In 1997, the generals ousted the last elected government with Islamist tendencies. Two years later they jailed Erdogan, then the AKP's leader, for Islamic sedition. Then in 2001, less than two years after he ended his nine-month prison term, Erdogan was elected prime minister. With this history in mind, the existence of the Ergenekon plot seemed plausible and the arrest of more than 200 military officers for their alleged participation did not seem capricious. In fact, international observers, especially the European Union, praised Erdogan's actions as a pro-democracy move intended to preserve constitutional government.
But the Ergenekon investigation branched out in ways that suggest Erdogan is less interested in preventing a coup than in persecuting political opponents. Last year, another 200 military officers were arrested and charged with participation in "Operation Sledgehammer" - a plot to engineer a campaign of terrorist attacks as a pretext for removing the Erdogan government. The heads of the army, navy, and air force resigned in protest as 365 serving and retired military officers were arrested. Last week, Gen.
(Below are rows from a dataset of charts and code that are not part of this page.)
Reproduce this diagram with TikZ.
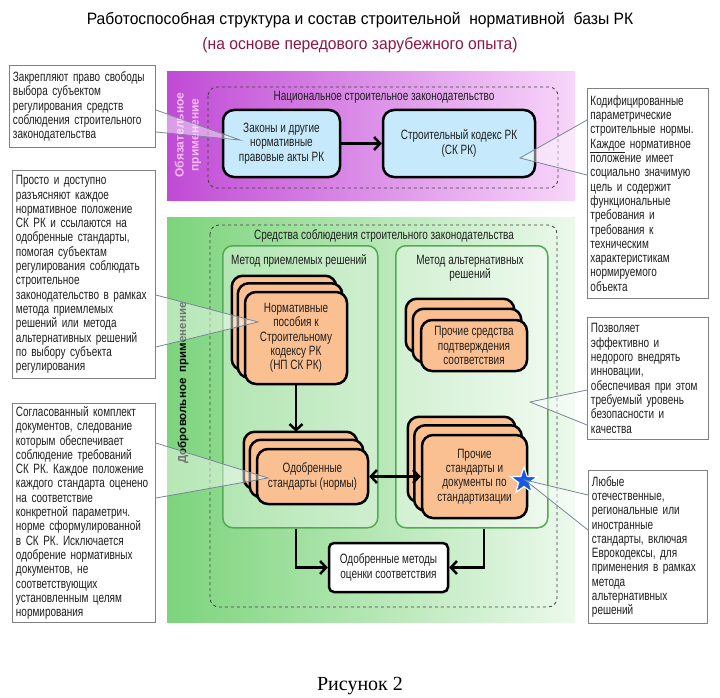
\documentclass[tikz,border=0pt]{standalone}
\usepackage{fontspec}
\setmainfont{Liberation Sans}
\newfontfamily\nar{Liberation Sans}[FakeStretch=0.74]
\newfontfamily\ttl{Liberation Sans}[FakeStretch=0.95]
\newfontfamily\figfont{Liberation Serif}
\usetikzlibrary{arrows.meta,shapes.geometric,calc}
\definecolor{purpL}{RGB}{192,74,214}
\definecolor{purpR}{RGB}{248,214,250}
\definecolor{greenL}{RGB}{124,212,124}
\definecolor{greenR}{RGB}{236,249,236}
\definecolor{methBorder}{RGB}{84,170,84}
\definecolor{blueFill}{RGB}{198,234,252}
\definecolor{orFill}{RGB}{251,192,145}
\definecolor{ttlRed}{RGB}{140,22,72}
\definecolor{calloutGray}{RGB}{128,128,128}
\definecolor{ptrGray}{RGB}{120,135,150}
\definecolor{starBlue}{RGB}{20,90,230}
\definecolor{txt}{RGB}{30,30,30}
\pgfdeclarelayer{bg}
\pgfdeclarelayer{mid}
\pgfsetlayers{bg,mid,main}
\newcommand\callptr[3]{\fill[ptrfill] #1 -- #3 -- #2 -- cycle; \draw[ptrline] #1 -- #3 -- #2;}
\begin{document}
\begin{tikzpicture}[x=1pt,y=-1pt,
  bodyfont/.style={font=\nar\fontsize{13.5}{14.3}\selectfont, text=txt},
  callout/.style={bodyfont, draw=calloutGray, fill=white, line width=0.9pt, inner xsep=3.5pt, inner ysep=3pt, align=left, anchor=north west},
  ptrfill/.style={fill=white, fill opacity=0.45},
  ptrline/.style={draw=ptrGray, line width=0.8pt},
  bluebox/.style={bodyfont, draw=black, line width=2.5pt, fill=blueFill, rounded corners=11pt, align=center, inner sep=2pt},
  orbox/.style={bodyfont, draw=black, line width=2.5pt, fill=orFill, rounded corners=11pt, align=center, inner sep=2pt},
  orback/.style={draw=black, line width=2.5pt, fill=orFill, rounded corners=11pt},
  whbox/.style={bodyfont, draw=black, line width=2.5pt, fill=white, rounded corners=5pt, align=center, inner sep=2pt},
  method/.style={draw=methBorder, line width=1.5pt, fill=white, fill opacity=0.35, rounded corners=10pt, anchor=north west},
  dashbox/.style={draw=black!75, dashed, line width=0.8pt, rounded corners=9pt},
  lbl/.style={bodyfont, align=center},
  arr/.style={line width=2.5pt, -{Straight Barb[length=6pt,width=13pt]}},
  darr/.style={line width=2.5pt, {Straight Barb[length=6pt,width=13pt]}-{Straight Barb[length=6pt,width=13pt]}},
]
\useasboundingbox (0,0) rectangle (720,698);

% titles
\node[font=\ttl\fontsize{16.5}{20}\selectfont, text=black] (title) at (360,20) {Работоспособная структура и состав строительной\ \ нормативной\ \ базы РК};
\node[font=\ttl\fontsize{16.5}{20}\selectfont, text=ttlRed] (subtitle) at (360,45) {(на основе передового зарубежного опыта)};

% bands and frames
\begin{pgfonlayer}{bg}
\fill[white] (0,0) rectangle (720,698);
\shade[left color=purpL, right color=purpR] (167,72) rectangle (575,200);
\shade[left color=greenL, right color=greenR] (167,217) rectangle (575,622);
\draw[dashbox] (208,87) rectangle (558,188);
\draw[dashbox] (210,225) rectangle (557,607);
\node[method, minimum width=155, minimum height=282] (mpr) at (222,245) {};
\node[method, minimum width=152, minimum height=282] (mal) at (395,245) {};
\end{pgfonlayer}

\node[font=\bfseries\fontsize{12}{15}\selectfont, text={rgb,255:red,244;green,190;blue,246}, rotate=90, align=center] (oblig) at (188,135) {Обязательное\\применение};
\node[font=\bfseries\fontsize{11.5}{14}\selectfont, text=black, rotate=90] (dobr) at (183,383) {Добровольное\ \ применение};

\node[lbl] (natl) at (384,97) {Национальное строительное законодательство};
\node[lbl] (sredl) at (384,236) {Средства соблюдения строительного законодательства};
\node[lbl] (mprl) at (299,261) {Метод приемлемых решений};
\node[lbl] (mall) at (470,268) {Метод альтернативных\\решений};

% upper boxes
\node[bluebox, minimum width=117pt, minimum height=67pt] (zak) at (281.5,143.5) {Законы и другие\\нормативные\\правовые акты РК};
\node[bluebox, minimum width=152pt, minimum height=67pt] (sk) at (459,143.5) {Строительный кодекс РК\\(СК РК)};
\draw[arr] (zak) -- (sk);

% orange stacks
\node[orbox, minimum width=102pt, minimum height=92pt] (np) at (296,338) {Нормативные\\пособия к\\Строительному\\кодексу РК\\(НП СК РК)};
\node[orbox, minimum width=106pt, minimum height=51pt] (pr) at (474,345.5) {Прочие средства\\подтверждения\\соответствия};
\node[orbox, minimum width=111pt, minimum height=55pt] (os) at (312.5,476.5) {Одобренные\\стандарты (нормы)};
\node[orbox, minimum width=105pt, minimum height=83pt] (ps) at (474.5,476.5) {Прочие\\стандарты и\\документы по\\стандартизации};
\begin{pgfonlayer}{mid}
\foreach \n/\dx/\dy in {np/6/7.5, pr/7/10, os/6/8, ps/6.5/8.5} {
  \draw[orback] ($(\n.north west)+(-2*\dx,-2*\dy)$) rectangle ($(\n.south east)+(-2*\dx,-2*\dy)$);
  \draw[orback] ($(\n.north west)+(-\dx,-\dy)$) rectangle ($(\n.south east)+(-\dx,-\dy)$);
}
\end{pgfonlayer}
\node[whbox, minimum width=119pt, minimum height=49pt] (om) at (388.5,567.5) {Одобренные методы\\оценки соответствия};

\coordinate (ostop) at ($(os.north)+(0,-16)$);
\draw[arr] (np.south) -- (np.south |- ostop);
\draw[darr] (os.east) -- (ps.west);
\draw[arr] (mpr.south -| np.south) |- (om.west);
\draw[arr] ($(mal.south)+(12,0)$) |- (om.east);

\node[star, star points=5, star point ratio=2.5, fill=starBlue, draw=white, line width=1.2pt, minimum size=28pt, inner sep=0pt] (star) at (524,481) {};

% tips
\coordinate (t1) at (240,140);
\coordinate (t2) at (258,322);
\coordinate (t3) at (268,478);
\coordinate (t4) at (520,158);
\coordinate (t5) at (530,402);
\coordinate (t6) at (525,480);

% callouts
\node[callout, text width=139pt, minimum height=82pt] (c1) at (9,65) {Закрепляют право свободы\\выбора субъектом\\регулирования средств\\соблюдения строительного\\законодательства};
\node[callout, text width=136pt, minimum height=208pt] (c2) at (12,170) {Просто и доступно\\разъясняют каждое\\нормативное положение\\СК РК и ссылаются на\\одобренные стандарты,\\помогая субъектам\\регулирования соблюдать\\строительное\\законодательство в рамках\\метода приемлемых\\решений или метода\\альтернативных решений\\по выбору субъекта\\регулирования};
\node[callout, text width=136pt, minimum height=217pt] (c3) at (12,403) {Согласованный комплект\\документов, следование\\которым обеспечивает\\соблюдение требований\\СК РК. Каждое положение\\каждого стандарта оценено\\на соответствие\\конкретной параметрич.\\норме сформулированной\\в СК РК. Исключается\\одобрение нормативных\\документов, не\\соответствующих\\установленным целям\\нормирования};
\node[callout, inner xsep=3pt, text width=115pt, minimum height=210pt] (c4) at (587,88) {Кодифицированные\\параметрические\\строительные нормы.\\\mbox{\underline{Каждое} нормативное}\\положение имеет\\социально значимую\\цель и содержит\\функциональные\\требования и\\требования к\\техническим\\характеристикам\\нормируемого\\объекта};
\node[callout, text width=114pt, minimum height=122pt] (c5) at (587,317) {Позволяет\\эффективно и\\недорого внедрять\\инновации,\\обеспечивая при этом\\требуемый уровень\\безопасности и\\качества};
\node[callout, text width=112pt, minimum height=153pt] (c6) at (588,470) {Любые\\отечественные,\\региональные или\\иностранные\\стандарты, включая\\Еврокодексы, для\\применения в рамках\\метода\\альтернативных\\решений};

% pointers
\callptr{($(c1.north east)+(0,45)$)}{($(c1.north east)+(0,67)$)}{(t1)}
\callptr{($(c2.north east)+(0,125)$)}{($(c2.north east)+(0,177)$)}{(t2)}
\callptr{($(c3.north east)+(0,40)$)}{($(c3.north east)+(0,95)$)}{(t3)}
\callptr{($(c4.north west)+(0,32)$)}{($(c4.north west)+(0,87)$)}{(t4)}
\callptr{($(c5.north west)+(0,73)$)}{($(c5.north west)+(0,108)$)}{(t5)}
\callptr{($(c6.north west)+(0,25)$)}{($(c6.north west)+(0,60)$)}{(t6)}

\node[font=\figfont\fontsize{20}{24}\selectfont] (fig) at (360,686) {Рисунок 2};
\end{tikzpicture}
\end{document}
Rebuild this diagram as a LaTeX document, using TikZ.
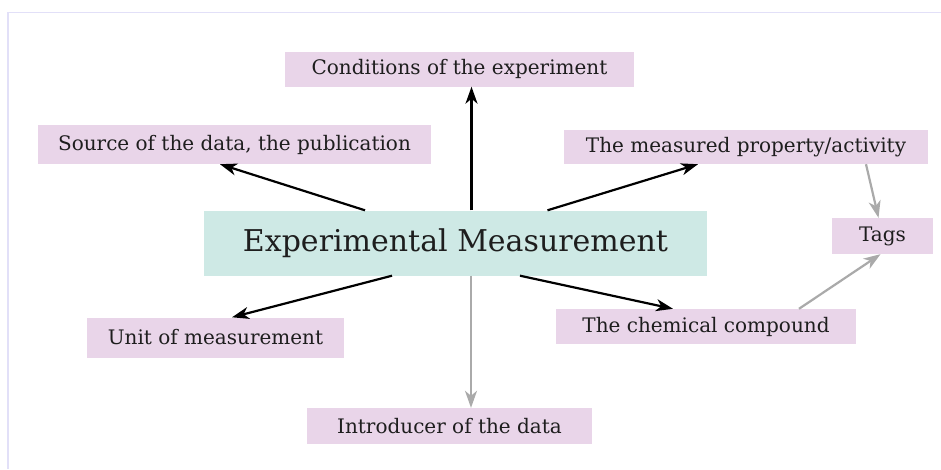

Ilker Basbug, who in 2010 resigned as the chief of the general staff, was also charged with being a part of Sledgehammer.
Basbug's arrest speaks to Erdogan's expansive definition of "coup plotting." The former head of the second-largest military in the NATO alliance is accused of sponsoring websites dedicated to spreading accusations against the AKP (that they are guilty of official corruption and are linked to extremist and Islamist groups abroad).
After his arrest, Basbug told reporters: "If I am being accused of bringing down the government with a couple of press statements and one or two Internet stories, this is very hard to swallow. . . . If I had such evil intentions, as the commander of a 700,000-strong force I could have found other ways of doing it."
Critics of the Ergenekon and Sledgehammer investigations say Erdogan has used the military's past actions as a pretext to silence and imprison government critics. They note that Erdogan has placed more journalists in prison (over 100) than China has - all on charges of supporting terrorism. Among the hundreds of former and active military officials, prominent academics, journalists, and lawyers who have been detained, many are still awaiting trial, some have not even been charged, and the evidence has been roundly criticized as flimsy and even counterfeit.
Last week, 40 Sledgehammer defendants launched a court protest wearing black T-shirts with the slogan: "Justice against science, we want a fair trial" - suggesting that judges had ignored proof of government forgery and fabrication of evidence. An additional 70 defendants failed to appear and their lawyers were also absent in protest of what they see as an unfair trial. The scene prompted the European Commission on Friday to express concerns "about judicial proceedings that might put at risk the rights of the defendant. . . [and] might raise questions in the public about their legitimacy."
Erdogan's supporters reject the criticism, noting that over the years the generals have done worse. The "they're just getting some of their own coming back at them" mind-set is informed by the "Turnabout is fair play" standard, not by objective justice. It makes Erdogan look like a pasha - albeit an Islamist one.